En México, durante esos mismos años, se resintieron temperaturas promedio de 22.4 grados, 1.5 arriba del promedio histórico, que era de 20.9 grados.
Un dato ofrecido por Julie Lennox, de la Comisión Económica para América Latina y el Caribe (CEPAL), para argumentar que algo se puede hacer para no rebasar los dos grados de aumento de la temperatura (llevamos un grado), es que la Unión Europea emite 8 toneladas de gases de efecto invernadero por persona al año, comparado con las 20 toneladas por habitante que arrojan Estados Unidos, Canadá y Australia, aunque estos países y los europeos tienen un nivel de industrialización semejante.

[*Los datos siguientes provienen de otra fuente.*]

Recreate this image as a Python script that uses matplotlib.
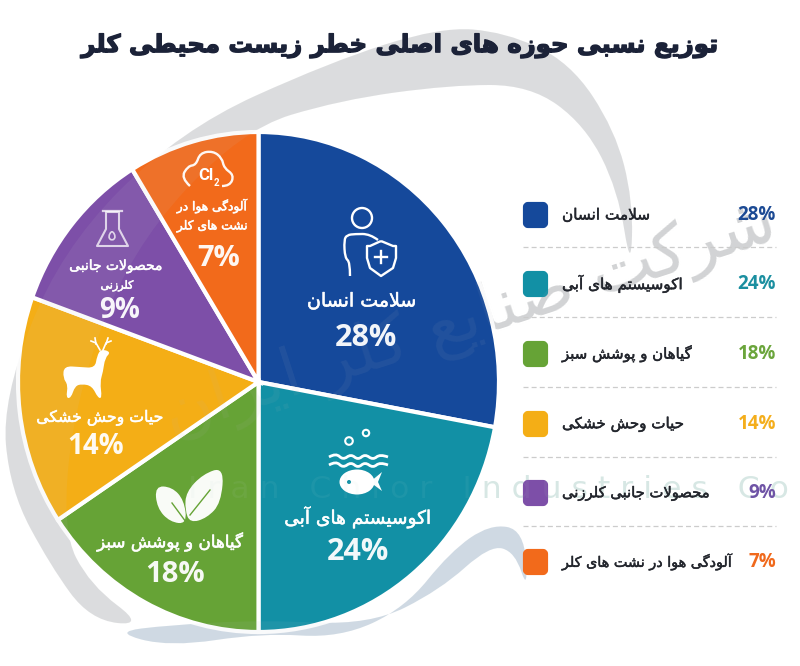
import matplotlib
matplotlib.use("Agg")
import matplotlib.pyplot as plt
import matplotlib.patheffects as pe
from matplotlib.path import Path
from matplotlib.patches import PathPatch, Circle, Ellipse, Polygon, FancyBboxPatch

# ---------- data ----------
title_text = "توزیع نسبی حوزه های اصلی خطر زیست محیطی کلر"
categories = ["سلامت انسان", "اکوسیستم های آبی", "گیاهان و پوشش سبز",
              "حیات وحش خشکی", "محصولات جانبی کلرزنی", "آلودگی هوا در نشت های کلر"]
values = [28, 24, 18, 14, 9, 7]
# the reference's wedges are not drawn in proportion to its labels; shares
drawn_shares = [27.9, 22.1, 15.7, 14.8, 10.7, 8.8]
pie_label_lines = [["سلامت انسان"], ["اکوسیستم های آبی"], ["گیاهان و پوشش سبز"],
                   ["حیات وحش خشکی"], ["محصولات جانبی", "کلرزنی"], ["آلودگی هوا در", "نشت های کلر"]]
watermark_fa = "شرکت صنایع کلر ایران"
watermark_en = "I r a n   C h l o r   I n d u s t r i e s   C o"

# ---------- style ----------
colors = ["#15499b", "#1290a5", "#66a336", "#f4ae16", "#7d4fa8", "#f26a1b"]
pct_colors = ["#1c4a94", "#1b8fa0", "#6ba53c", "#f4ae1c", "#6f54a6", "#f0691c"]
label_pos = [[(362, 301)], [(358, 517)], [(170, 542)], [(100, 418)],
             [(116, 266), (117, 286)], [(212, 206), (212, 226)]]
label_width = [[109], [147], [146], [127], [93, 33], [70, 71]]
pct_pos = [(366, 338), (358, 552), (175, 575), (96, 447), (120, 311), (219, 259)]
pct_size = [22, 22, 21, 20, 20, 21]
leg_y = [215, 284, 354, 424, 493, 562]
leg_width = [88, 121, 130, 122, 148, 170]
sep_y = [247, 317, 387, 457, 526]

# ---------- Persian shaping (matplotlib has no shaping of its own) ----------
F = {
 'ا': (0xFE8D, 0xFE8E), 'آ': (0xFE81, 0xFE82), 'د': (0xFEA9, 0xFEAA), 'ذ': (0xFEAB, 0xFEAC),
 'ر': (0xFEAD, 0xFEAE), 'ز': (0xFEAF, 0xFEB0), 'ژ': (0xFB8A, 0xFB8B), 'و': (0xFEED, 0xFEEE),
 'ب': (0xFE8F, 0xFE90, 0xFE91, 0xFE92), 'پ': (0xFB56, 0xFB57, 0xFB58, 0xFB59),
 'ت': (0xFE95, 0xFE96, 0xFE97, 0xFE98), 'ج': (0xFE9D, 0xFE9E, 0xFE9F, 0xFEA0),
 'ح': (0xFEA1, 0xFEA2, 0xFEA3, 0xFEA4), 'خ': (0xFEA5, 0xFEA6, 0xFEA7, 0xFEA8),
 'س': (0xFEB1, 0xFEB2, 0xFEB3, 0xFEB4), 'ش': (0xFEB5, 0xFEB6, 0xFEB7, 0xFEB8),
 'ص': (0xFEB9, 0xFEBA, 0xFEBB, 0xFEBC), 'ط': (0xFEC1, 0xFEC2, 0xFEC3, 0xFEC4),
 'ع': (0xFEC9, 0xFECA, 0xFECB, 0xFECC), 'ف': (0xFED1, 0xFED2, 0xFED3, 0xFED4),
 'ک': (0xFB8E, 0xFB8F, 0xFB90, 0xFB91), 'گ': (0xFB92, 0xFB93, 0xFB94, 0xFB95),
 'ل': (0xFEDD, 0xFEDE, 0xFEDF, 0xFEE0), 'م': (0xFEE1, 0xFEE2, 0xFEE3, 0xFEE4),
 'ن': (0xFEE5, 0xFEE6, 0xFEE7, 0xFEE8), 'ه': (0xFEE9, 0xFEEA, 0xFEEB, 0xFEEC),
 'ی': (0xFBFC, 0xFBFD, 0xFBFE, 0xFBFF),
}

def fa(s):
    out = []
    i = 0
    n = len(s)
    while i < n:
        c = s[i]
        if c not in F:
            out.append(c)
            i += 1
            continue
        prev = s[i - 1] if i > 0 else ' '
        joins_prev = prev in F and len(F[prev]) == 4
        if c == 'ل' and i + 1 < n and s[i + 1] == 'ا':
            out.append(chr(0xFEFC if joins_prev else 0xFEFB))
            i += 2
            continue
        nxt = s[i + 1] if i + 1 < n else ' '
        forms = F[c]
        joins_next = len(forms) == 4 and nxt in F
        if joins_prev and joins_next:
            g = forms[3]
        elif joins_prev:
            g = forms[1]
        elif joins_next:
            g = forms[2]
        else:
            g = forms[0]
        out.append(chr(g))
        i += 1
    return ''.join(reversed(out))

# ---------- helpers ----------
def smooth(points, closed=True):
    verts, codes = [], []
    m = len(points)
    mid = lambda a, b: ((a[0] + b[0]) / 2, (a[1] + b[1]) / 2)
    if closed:
        verts.append(mid(points[-1], points[0]))
        codes.append(Path.MOVETO)
        for i in range(m):
            verts += [points[i], mid(points[i], points[(i + 1) % m])]
            codes += [Path.CURVE3, Path.CURVE3]
    else:
        verts.append(points[0])
        codes.append(Path.MOVETO)
        for i in range(1, m - 1):
            end = mid(points[i], points[i + 1]) if i < m - 2 else points[-1]
            verts += [points[i], end]
            codes += [Path.CURVE3, Path.CURVE3]
    return Path(verts, codes)

def overlay(z):
    a = fig.add_axes([0, 0, 1, 1], zorder=z)
    a.set_xlim(0, 800)
    a.set_ylim(666, 0)
    a.axis("off")
    a.patch.set_alpha(0)
    return a

def fit(t, width, rotation=0):
    """Scale a text so that its unrotated width is `width` pixels."""
    w = t.get_window_extent(fig.canvas.get_renderer()).width
    t.set_fontsize(t.get_fontsize() * width / w)
    t.set_rotation(rotation)
    return t

gray_arc = [(631, 272), (633, 200), (615, 130), (570, 62), (505, 32), (440, 27), (330, 62),
            (180, 130), (60, 250), (2, 400), (10, 490), (50, 565), (90, 620), (145, 626),
            (90, 585), (62, 530), (75, 400), (130, 250), (241, 130), (340, 100), (450, 85),
            (530, 85), (585, 125), (618, 190)]
teal_arc = [(113, 632), (170, 647), (262, 633), (340, 638), (405, 608), (450, 552), (490, 524),
            (524, 530), (528, 592), (515, 552), (490, 545), (440, 590), (370, 625), (262, 620), (170, 625)]

def draw_watermark(a, k):
    a.add_patch(PathPatch(smooth(gray_arc), fc="#c9cbcd", ec="none", alpha=0.62 * k))
    a.add_patch(PathPatch(smooth(teal_arc), fc="#b4c4d4", ec="none", alpha=0.6 * k))
    t = a.text(470, 320, fa(watermark_fa), fontsize=40, color="#b9bbbd", alpha=0.6 * k,
               ha="center", va="center", family="DejaVu Sans", rotation_mode="anchor")
    fit(t, 640, rotation=18)
    e = a.text(488, 490, watermark_en, fontsize=22, color="#bcd8d2", alpha=0.55 * k,
               ha="center", va="center", family="DejaVu Sans")
    fit(e, 600)

# ---------- figure ----------
fig = plt.figure(figsize=(8, 6.66), dpi=100, facecolor="white")

back = overlay(0)
draw_watermark(back, 1.0)

L, R, T, B = 18, 499, 132, 632
ax = fig.add_axes([L / 800, 1 - B / 666, (R - L) / 800, (B - T) / 666], zorder=1)
ax.pie(drawn_shares, colors=colors, startangle=90, counterclock=False, radius=1,
       wedgeprops=dict(edgecolor="white", linewidth=3))
ax.set_aspect("auto")
ax.set_xlim(-1, 1)
ax.set_ylim(-1, 1)
ax.patch.set_alpha(0)

front = overlay(2)
draw_watermark(front, 0.13)

# title
tt = front.text(400, 46, fa(title_text), fontsize=20, fontweight="bold", color="#1b2238",
                ha="center", va="center", family="DejaVu Sans",
                path_effects=[pe.withStroke(linewidth=1.0, foreground="#1b2238")])
fit(tt, 636)

# slice labels
for lines, poss, widths in zip(pie_label_lines, label_pos, label_width):
    for line, (x, y), w in zip(lines, poss, widths):
        t = front.text(x, y, fa(line), fontsize=11, color="white", ha="center", va="center",
                       family="DejaVu Sans", alpha=0.96,
                       path_effects=[pe.withStroke(linewidth=0.4, foreground="white")])
        fit(t, w)
for v, (x, y), fs in zip(values, pct_pos, pct_size):
    front.text(x, y, f"{v}%", fontsize=fs, fontweight="bold", color="white", ha="center",
               va="center", family="Open Sans", alpha=0.95)

# legend
for cat, v, y, c, pc, w in zip(categories, values, leg_y, colors, pct_colors, leg_width):
    front.add_patch(FancyBboxPatch((525, y - 11), 21, 22, boxstyle="round,pad=0,rounding_size=3",
                                   fc=c, ec=c, lw=3, joinstyle="round"))
    t = front.text(562, y, fa(cat), fontsize=10, color="#23262d", ha="left", va="center",
                   family="DejaVu Sans", path_effects=[pe.withStroke(linewidth=0.35, foreground="#23262d")])
    fit(t, w)
    front.text(776, y, f"{v}%", fontsize=13.5, fontweight="bold", color=pc, ha="right",
               va="center", family="Open Sans")
for y in sep_y:
    front.plot([523, 776], [y, y], color="#cccccc", lw=0.9, ls=(0, (4, 2.5)))

# ---------- icons ----------
W = "white"
# person with shield
front.add_patch(Circle((362, 218), 10, fc="none", ec=W, lw=1.7))
front.add_patch(PathPatch(smooth([(350, 276), (350, 262), (345, 258), (344, 240), (347, 235), (355, 234),
                                  (370, 234), (378, 240)], closed=False), fc="none", ec=W, lw=1.7))
front.add_patch(PathPatch(Path([(381, 241), (393, 246), (396, 246), (396, 258), (393, 268), (381, 276),
                                (370, 268), (367, 258), (367, 246), (370, 246), (381, 241)]),
                          fc="#15499b", ec=W, lw=1.7, joinstyle="round"))
front.plot([381, 381], [251, 263], color=W, lw=1.7)
front.plot([375, 387], [257, 257], color=W, lw=1.7)

# fish and water
front.add_patch(Circle((349, 441), 3.8, fc="none", ec=W, lw=1.5))
front.add_patch(Circle((366, 433), 3.2, fc="none", ec=W, lw=1.5))
for yw in (457, 465):
    front.add_patch(PathPatch(smooth([(329, yw), (336, yw - 4), (343, yw + 3), (351, yw - 3), (358, yw + 3),
                                      (365, yw - 3), (373, yw + 3), (380, yw - 3), (388, yw)], closed=False),
                              fc="none", ec=W, lw=2))
front.add_patch(Ellipse((357, 482), 35, 25, fc=W, ec="none"))
front.add_patch(Polygon([(370, 482), (382, 472), (378, 482), (382, 491)], fc=W, ec="none"))
front.add_patch(Circle((349, 482), 2, fc="#1290a5", ec="none"))

# leaves
front.add_patch(PathPatch(smooth([(155, 486), (172, 487), (184, 500), (187, 524), (170, 522), (157, 508)]),
                          fc=W, ec="none", alpha=0.97))
front.add_patch(PathPatch(smooth([(224, 467), (203, 474), (186, 492), (185, 510), (190, 523), (207, 518),
                                  (221, 503)]), fc=W, ec="none", alpha=0.97))
front.plot([172, 186], [503, 522], color="#66a336", lw=1)
front.plot([190, 210], [515, 490], color="#66a336", lw=1)

# deer
front.add_patch(PathPatch(smooth([(64, 366), (80, 367), (95, 368), (97, 356), (101, 349), (111, 352),
                                  (105, 358), (103, 372), (100, 382), (102, 398), (98, 398), (92, 386),
                                  (82, 384), (75, 386), (71, 398), (66, 398), (68, 385), (63, 378)]),
                          fc=W, ec="none"))
for xs, ys in [([100, 96, 91], [350, 343, 341]), ([96, 95], [344, 338]), ([103, 106, 111], [350, 343, 341]),
               ([106, 108], [344, 338])]:
    front.plot(xs, ys, color=W, lw=1.2)

# flask
front.add_patch(Polygon([(106, 212), (106, 229), (97, 246), (128, 246), (119, 229), (119, 212)],
                        fc="none", ec=W, lw=1.5, alpha=0.75, joinstyle="round"))
front.plot([103, 122], [211, 211], color=W, lw=1.6, alpha=0.75)
front.add_patch(PathPatch(smooth([(112, 230), (116, 237), (112, 241), (108, 237)]), fc="none", ec=W, lw=1.2, alpha=0.75))

# chlorine cloud
front.add_patch(PathPatch(smooth([(190, 186), (181, 178), (188, 166), (196, 165), (200, 153), (213, 151),
                                  (222, 158), (224, 168), (234, 175), (230, 186), (222, 186)], closed=False),
                          fc="none", ec=W, lw=1.7, alpha=0.95))
front.text(206, 175, "Cl", fontsize=12, fontweight="bold", color=W, ha="center", va="center", family="Roboto")
front.text(216, 183, "2", fontsize=7, fontweight="bold", color=W, ha="center", va="center", family="Roboto")

fig.savefig("out.png", dpi=100, facecolor="white")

Algo se puede hacer, pero un tercer acuerdo entre los expertos del conversatorio fue que, las oportunidades no vendrán sólo de los gobiernos –que se reúnen desde hace 25 años en las COP de las Naciones Unidas para ofrecer metas de reducción de sus emisiones de gases invernadero que nunca han cumplido–, porque hacerlo afectaría su PIB, además de que no es obligatorio ni existen sanciones por su incumplimiento.
La presión del cambio tiene que venir de todos los ámbitos sociales. El Papa Francisco emitió una carta encíclica “Laudato si’: Sobre el cuidado de la casa común” el 24 de mayo de 2015, en la que pide “cambiar el modelo de desarrollo global”. ¿En qué sentido? Hacer que “la política y la economía, en diálogo, se coloquen decididamente al servicio de la vida, especialmente de la vida humana”.